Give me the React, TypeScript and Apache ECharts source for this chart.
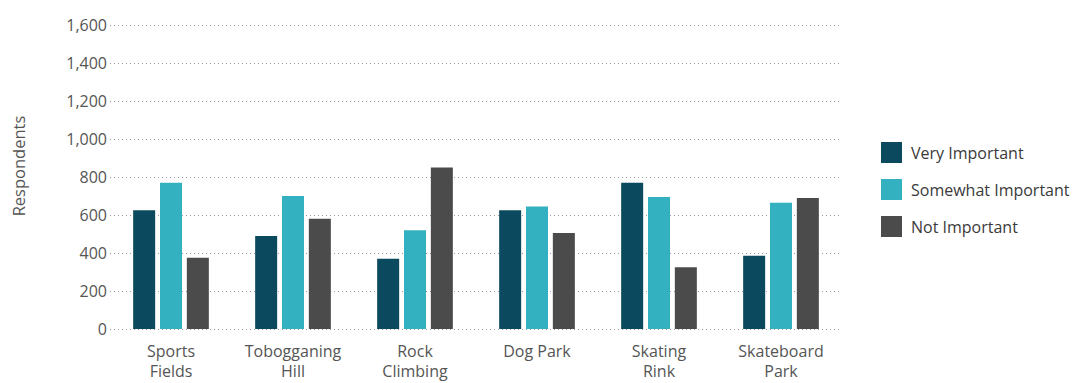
import React, { useEffect, useRef } from "react";
import * as echarts from "echarts";

const categories = ["Sports\nFields", "Tobogganing\nHill", "Rock\nClimbing", "Dog Park", "Skating\nRink", "Skateboard\nPark"];
const veryImportant = [625, 490, 370, 625, 770, 385];
const somewhatImportant = [770, 700, 520, 645, 695, 665];
const notImportant = [375, 580, 850, 505, 325, 690];
const yTicks = { min: 0, max: 1600, interval: 200 };

const FONT = "'Open Sans'";
const TEXT = "#555555";

export default function App() {
  const ref = useRef<HTMLDivElement>(null);
  useEffect(() => {
    const chart = echarts.init(ref.current!, undefined, { renderer: "svg" });
    const bar = (name: string, data: number[], color: string) => ({
      name,
      type: "bar",
      data,
      barWidth: 22,
      barGap: "22%",
      itemStyle: { color },
    });
    chart.setOption({
      animation: false,
      textStyle: { fontFamily: FONT },
      grid: {
        left: 110,
        width: 732,
        top: 25,
        height: 304,
        containLabel: false,
        outerBoundsMode: "none",
      },
      legend: {
        orient: "vertical",
        left: 881,
        top: 142,
        padding: 0,
        itemWidth: 21,
        itemHeight: 21,
        itemGap: 16,
        icon: "rect",
        textStyle: { fontFamily: FONT, fontSize: 16, color: "#3a3a3a", padding: [0, 0, 0, 4] },
        data: ["Very Important", "Somewhat Important", "Not Important"],
      },
      xAxis: {
        type: "category",
        data: categories,
        axisLine: { show: false },
        axisTick: { show: false },
        axisLabel: {
          interval: 0,
          hideOverlap: false,
          color: TEXT,
          fontSize: 16,
          fontFamily: FONT,
          lineHeight: 20,
          margin: 12,
        },
      },
      yAxis: {
        type: "value",
        min: yTicks.min,
        max: yTicks.max,
        interval: yTicks.interval,
        axisLine: { show: false },
        axisTick: { show: false },
        splitLine: { show: true, lineStyle: { type: [1, 3], color: "#9a9a9a", width: 1 } },
        axisLabel: {
          color: TEXT,
          fontSize: 16,
          fontFamily: FONT,
          margin: 3,
          verticalAlign: "middle",
          padding: [0, 0, 8, 0],
          formatter: (v: number) => v.toLocaleString("en-US"),
        },
      },
      graphic: [
        {
          type: "text",
          x: 18,
          y: 166,
          rotation: Math.PI / 2,
          style: {
            text: "Respondents",
            fill: TEXT,
            font: `16.5px ${FONT}`,
            align: "center",
            verticalAlign: "middle",
          },
        },
      ],
      series: [
        bar("Very Important", veryImportant, "#0b4a5e"),
        bar("Somewhat Important", somewhatImportant, "#33b1c0"),
        bar("Not Important", notImportant, "#4b4b4b"),
      ],
    });
    return () => chart.dispose();
  }, []);
  return <div ref={ref} style={{ position: "absolute", left: 0, top: 0, width: 1075, height: 383 }} />;
}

-=-=-=-=-

▶ Work required:
Your answer should be a single number: the count of lines in the listing that contain the word "React".

▶ The answer:
2